Israel’s foreign ministry has a bleak forecast for the country in 2015.
A classified document speaks of continuing European steps against Israel, including discussion of sanctions and labelling of settlement products, renewed pressure following the March elections and a possibility that the United States may not use its veto to support Israel in the UN Security Council.
A classified document of Israel’s foreign ministry, published in part this morning by the Yedioth Ahronot newspaper, paints a picture of what Yedioth calls a ‘political tsunami’ facing Israel in 2015.
The document warns of a continuing drift of European countries toward Palestinian positions, noting that “This is expressed in a continuation and exacerbation of the process of recognising a Palestinian state in (European) parliaments“, although it adds that “American influence has succeeded thus far in delaying practical decisions until after the elections in Israel.”
The document, signed by the ministry’s Vice President of Coordination, Gilad Cohen, summarises an inter-office situation assessment conducted by Foreign Minister Lieberman and widely distributed to Israeli embassies abroad.
The foreign ministry warns in this document of a continuation and sharpening of European moves against Israel, including “the labelling of settlement products, halting of the supply of spare parts, discourse about sanctions against Israel, a demand for compensation for damages caused by Israel to European projects in the territories, European actions in Area C and more”.
Noting that “Europe is the primary trade partner of Israel”, the document notes that “Internal processes in Europe and their possible ramifications on future of the union must be evaluated, in addition to radicalisation trends and the rise of radical right and left wing forces, the expected elections in Greece which are liable to put an end to the special relations with Israel, the 2017 elections in France and more”.
Touching upon the United States, the document states that “In light of the systematic Palestinian policy of duplicating the conflict in the international sphere, there is no assurance that the United States will continue to use its veto after the elections in Israel.

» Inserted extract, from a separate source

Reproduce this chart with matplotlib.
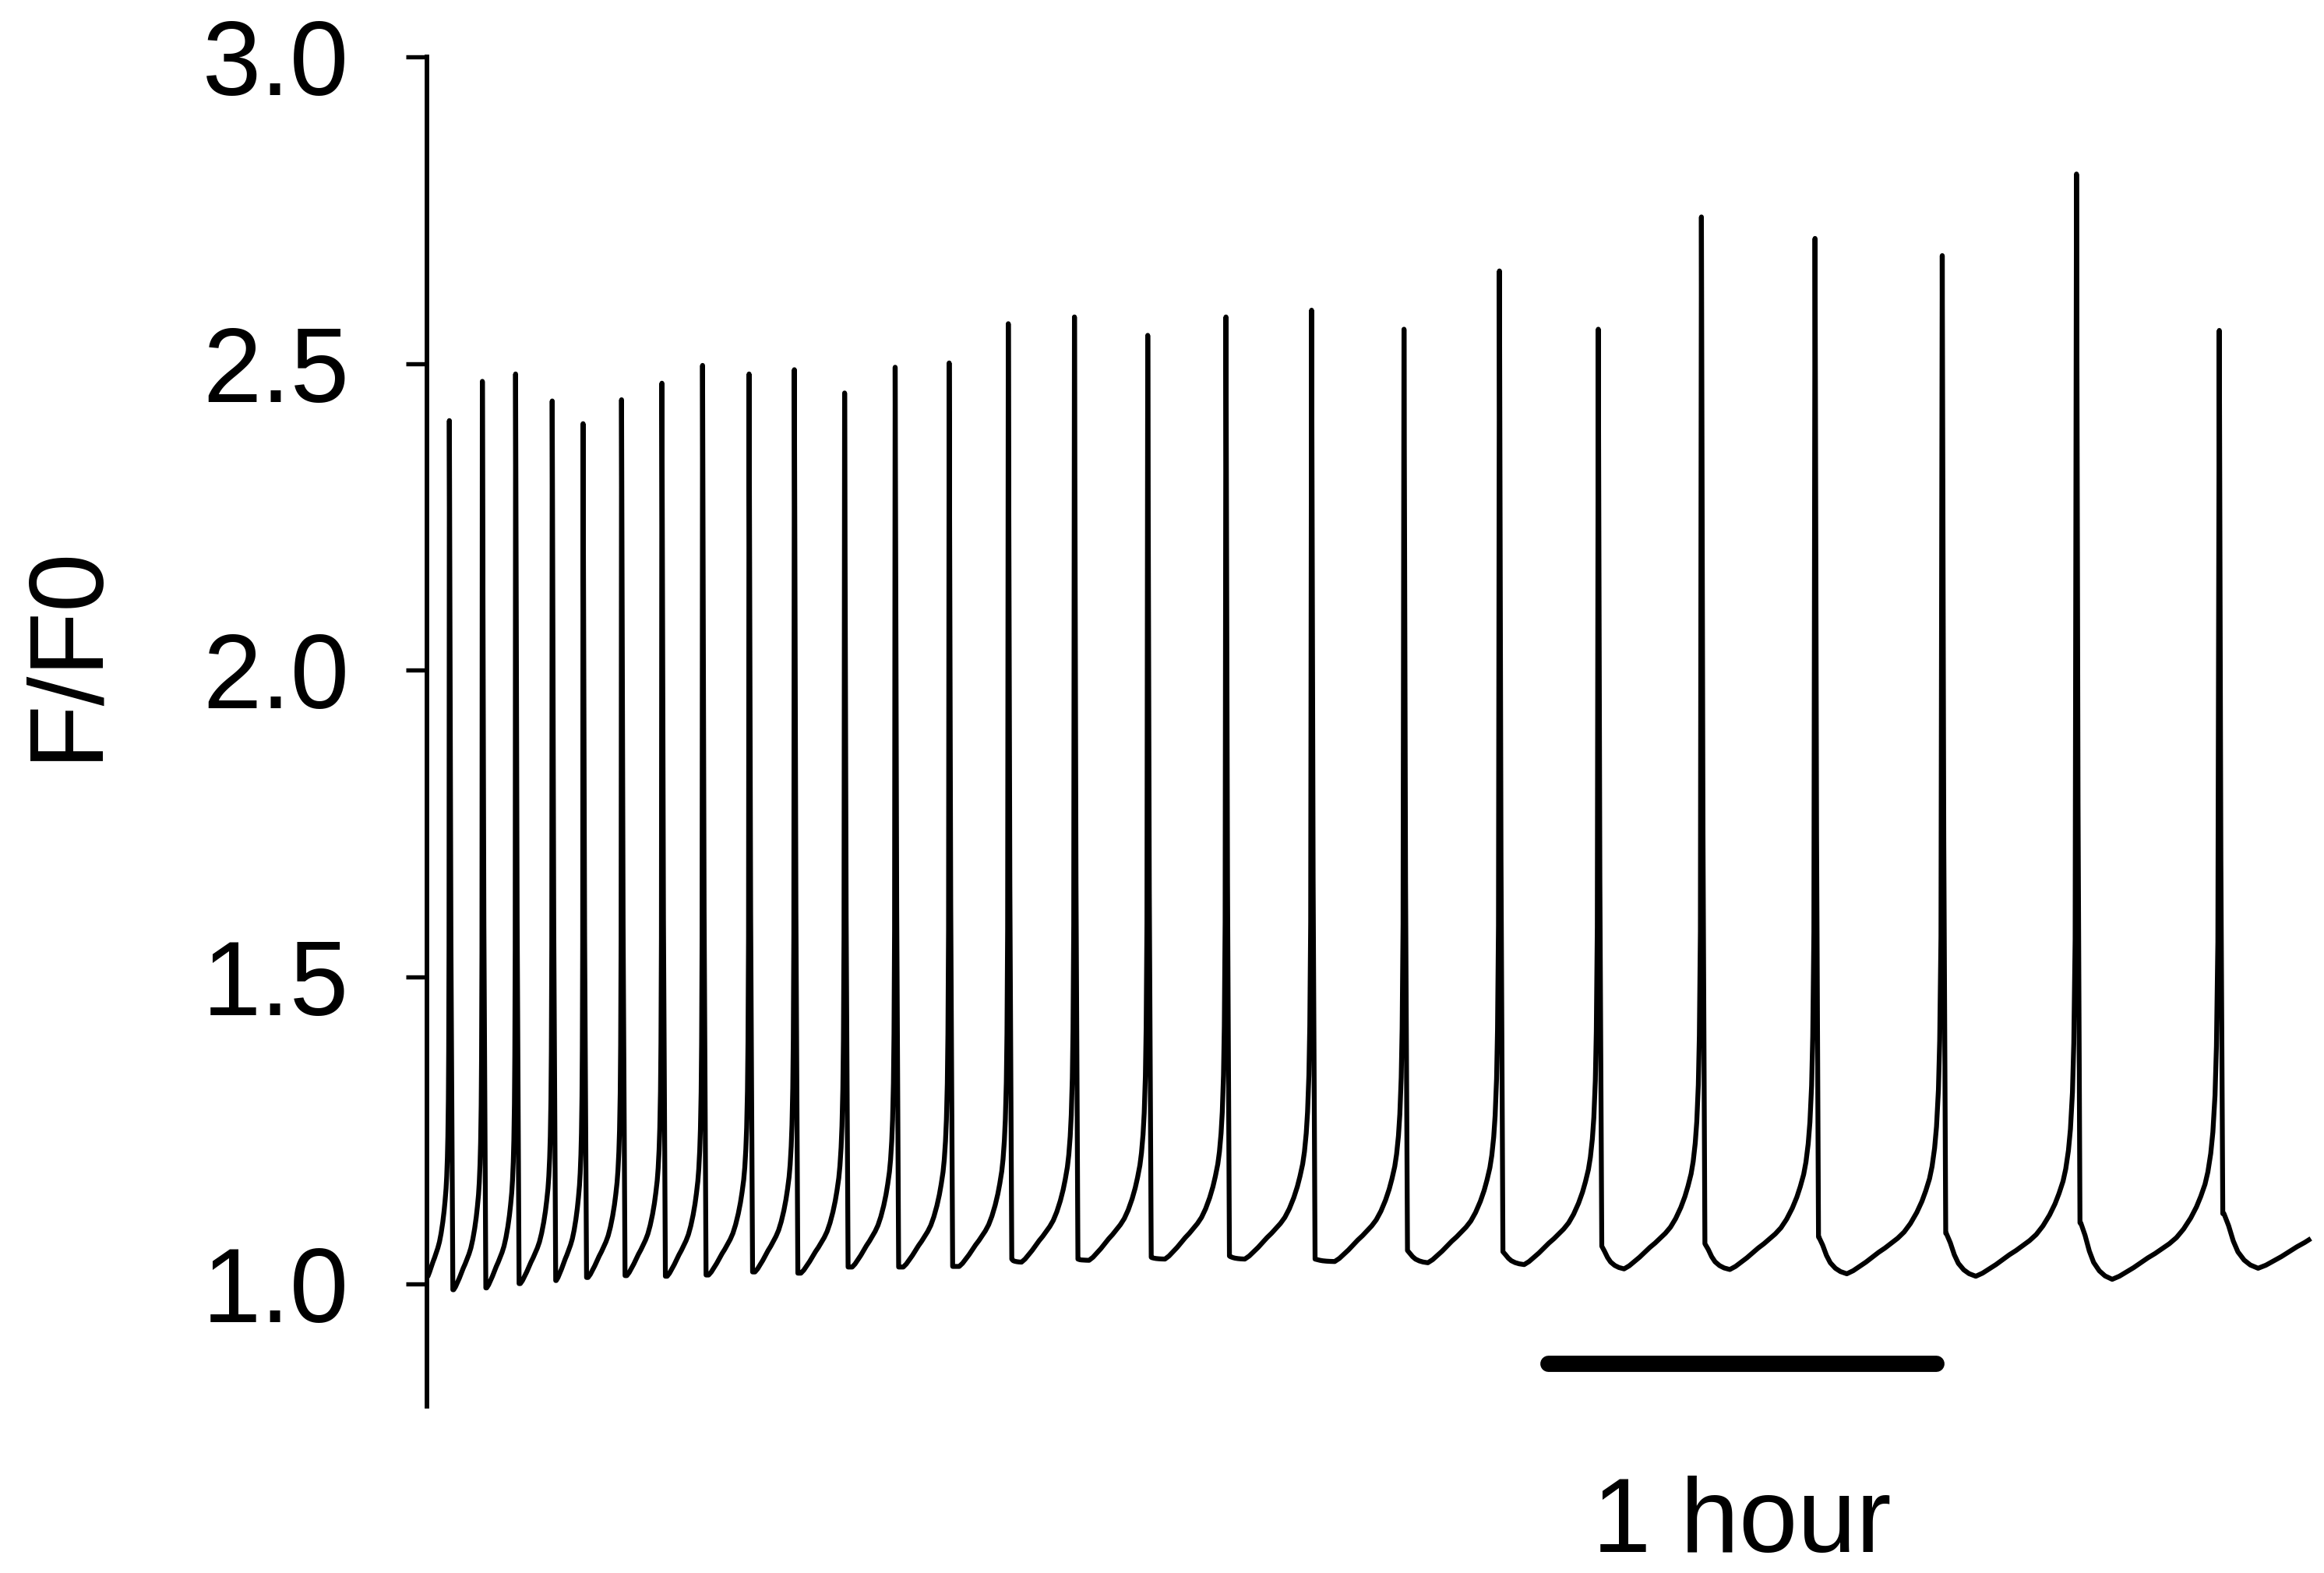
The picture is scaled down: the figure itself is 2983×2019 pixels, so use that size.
import numpy as np
import matplotlib
matplotlib.use("Agg")
import matplotlib.pyplot as plt

plt.rcParams['font.family'] = ['Liberation Sans', 'DejaVu Sans']

# ---- data ----
# spike (peak) times in hours, peak F/F0
spike_t = [0.0578, 0.1428, 0.2285, 0.3229, 0.4024, 0.5016, 0.6056, 0.7104,
           0.8303, 0.9470, 1.0765, 1.2068, 1.3460, 1.4984, 1.6689, 1.8578,
           2.0594, 2.2801, 2.5183, 2.7643, 3.0191, 3.2849, 3.5777, 3.9056,
           4.2516, 4.6197]
peak = [2.407, 2.471, 2.483, 2.439, 2.402, 2.441, 2.468, 2.497,
        2.483, 2.490, 2.452, 2.494, 2.501, 2.565, 2.576, 2.546,
        2.576, 2.587, 2.556, 2.651, 2.556, 2.739, 2.704, 2.676,
        2.809, 2.554]
# level reached at the end of the fast fall after each spike
post = [0.990, 0.993, 1.000, 1.005, 1.010, 1.013, 1.012, 1.014,
        1.019, 1.017, 1.027, 1.027, 1.028, 1.040, 1.040, 1.043,
        1.045, 1.040, 1.054, 1.052, 1.061, 1.065, 1.076, 1.082,
        1.099, 1.114]
# minimum between spikes
trough = [0.990, 0.993, 1.000, 1.005, 1.010, 1.013, 1.012, 1.014,
          1.019, 1.017, 1.027, 1.027, 1.028, 1.035, 1.038, 1.040,
          1.040, 1.036, 1.034, 1.031, 1.024, 1.023, 1.016, 1.012,
          1.007, 1.025]
# where the minimum lies (fraction of the interval after the spike)
trough_pos = [0.13, 0.13, 0.13, 0.13, 0.13, 0.13, 0.13, 0.13,
              0.13, 0.13, 0.15, 0.15, 0.17, 0.20, 0.20, 0.22,
              0.22, 0.25, 0.25, 0.25, 0.25, 0.25, 0.25, 0.25,
              0.25, 0.25]
start_value = 1.012          # trace value at the start of the record
end_t = 4.8504               # end of the record (hours)
# cycle shape (fraction of the inter-spike interval)
decay_frac = [0.03, 0.06, 0.09, 0.12, 0.16, 0.20, 0.25]
decay_w = [1.0, 0.78, 0.50, 0.30, 0.15, 0.06, 0.0]
rise_frac = [0.30, 0.35, 0.40, 0.45, 0.50, 0.55, 0.60, 0.65, 0.70, 0.75,
             0.80, 0.84, 0.87, 0.90, 0.92, 0.94, 0.955, 0.97, 0.98, 0.99]
rise_dv = [0.005, 0.012, 0.019, 0.027, 0.035, 0.042, 0.050, 0.058, 0.068,
           0.082, 0.100, 0.118, 0.135, 0.155, 0.175, 0.205, 0.24, 0.30,
           0.38, 0.55]
yticks = [1.0, 1.5, 2.0, 2.5, 3.0]
ytick_labels = ["1.0", "1.5", "2.0", "2.5", "3.0"]
scalebar = (2.89, 3.89)      # one hour
scalebar_label = "1 hour"
ylabel = "F/F0"


def build_trace():
    t, v = [0.0], [start_value]
    # initial partial rise towards first spike
    T0 = spike_t[1] - spike_t[0]
    for f, d in zip(rise_frac, rise_dv):
        tt = spike_t[0] - (1 - f) * T0
        if tt > 0:
            t.append(tt)
            v.append(start_value - 0.012 + d if d > 0.012 else start_value)
    n = len(spike_t)
    for i in range(n):
        ti = spike_t[i]
        t_next = spike_t[i + 1] if i + 1 < n else ti + 0.40
        T = t_next - ti
        tp = trough_pos[i]
        t.append(ti)
        v.append(peak[i])
        t.append(ti + 0.004)
        v.append(peak[i] - 0.6 * (peak[i] - post[i]))
        fall_end = ti + 0.009
        t.append(fall_end)
        v.append(post[i])
        # decay from post level to the minimum (template warped to trough_pos)
        for f, w in zip(decay_frac, decay_w):
            tt = ti + f * (tp / 0.25) * T
            if tt > fall_end + 1e-4:
                t.append(tt)
                v.append(trough[i] + w * (post[i] - trough[i]))
        # slow rise and upstroke (template warped to start at trough_pos)
        for f, d in zip(rise_frac, rise_dv):
            fw = tp + (f - 0.25) / 0.75 * (1 - tp)
            tt = ti + fw * T
            if tt > fall_end + 1e-4:
                t.append(tt)
                v.append(trough[i] + d)
    t = np.array(t)
    v = np.array(v)
    keep = t <= end_t
    t_out = list(t[keep])
    v_out = list(v[keep])
    t_out.append(end_t)
    v_out.append(np.interp(end_t, t, v))
    return np.array(t_out), np.array(v_out)


W, H, DPI = 2983, 2019, 300
fig = plt.figure(figsize=(W / DPI, H / DPI), dpi=DPI)
ax = fig.add_axes([548 / W, (H - 1805) / H, (W - 548) / W, (1805 - 73) / H])

tt, vv = build_trace()
ax.plot(tt, vv, color='black', lw=1.5, solid_joinstyle='round')

ax.set_xlim(0, (W - 548) / 498.0)
ax.set_ylim(0.8, 3.0)
for s in ['top', 'right', 'bottom']:
    ax.spines[s].set_visible(False)
ax.spines['left'].set_linewidth(1.4)
ax.spines['left'].set_bounds(0.8, 3.0)
ax.set_xticks([])
ax.set_yticks(yticks)
ax.set_yticklabels(ytick_labels)
ax.tick_params(axis='y', length=6.5, width=1.3, pad=17.5, labelsize=32.5)
ax.patch.set_visible(False)

ax.plot(list(scalebar), [0.870, 0.870], color='black', lw=5.0,
        solid_capstyle='round', clip_on=False)
ax.text(sum(scalebar) / 2, 0.563, scalebar_label, ha='center', va='baseline',
        fontsize=32.5, clip_on=False)

fig.text(86 / W, 1 - 837 / H, ylabel, rotation=90, ha='center', va='center',
         fontsize=32.5)

fig.savefig("out.png", dpi=DPI)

Following the elections we will stand before a renewed challenge on the Palestinian issue, which will also have implications for relations with America”.
The foreign ministry document also reviews the situation in the Middle East: “In the region additional meaningful processes are occurring, for example the arming of the Hamas and Hizbullah terrorist organisations, which are developing capacities and even substantially improving them. Precise weapons are becoming more widespread. Terrorist organisations are acting to improve their precision alongside a strengthening of abilities in the field of unmanned aerial vehicles. Israel’s arena for dealing with these threats is not disconnected from what is happening in the Palestinian arena.”
Finally, the document anticipates that a western agreement with Iran will be reached already in the first half of 2015 and that Israel will be amongst the sole countries to oppose it. This isolation, the document adds, is liable to get stronger in light of the continuing criticism of Israel concerning the Palestinian issue.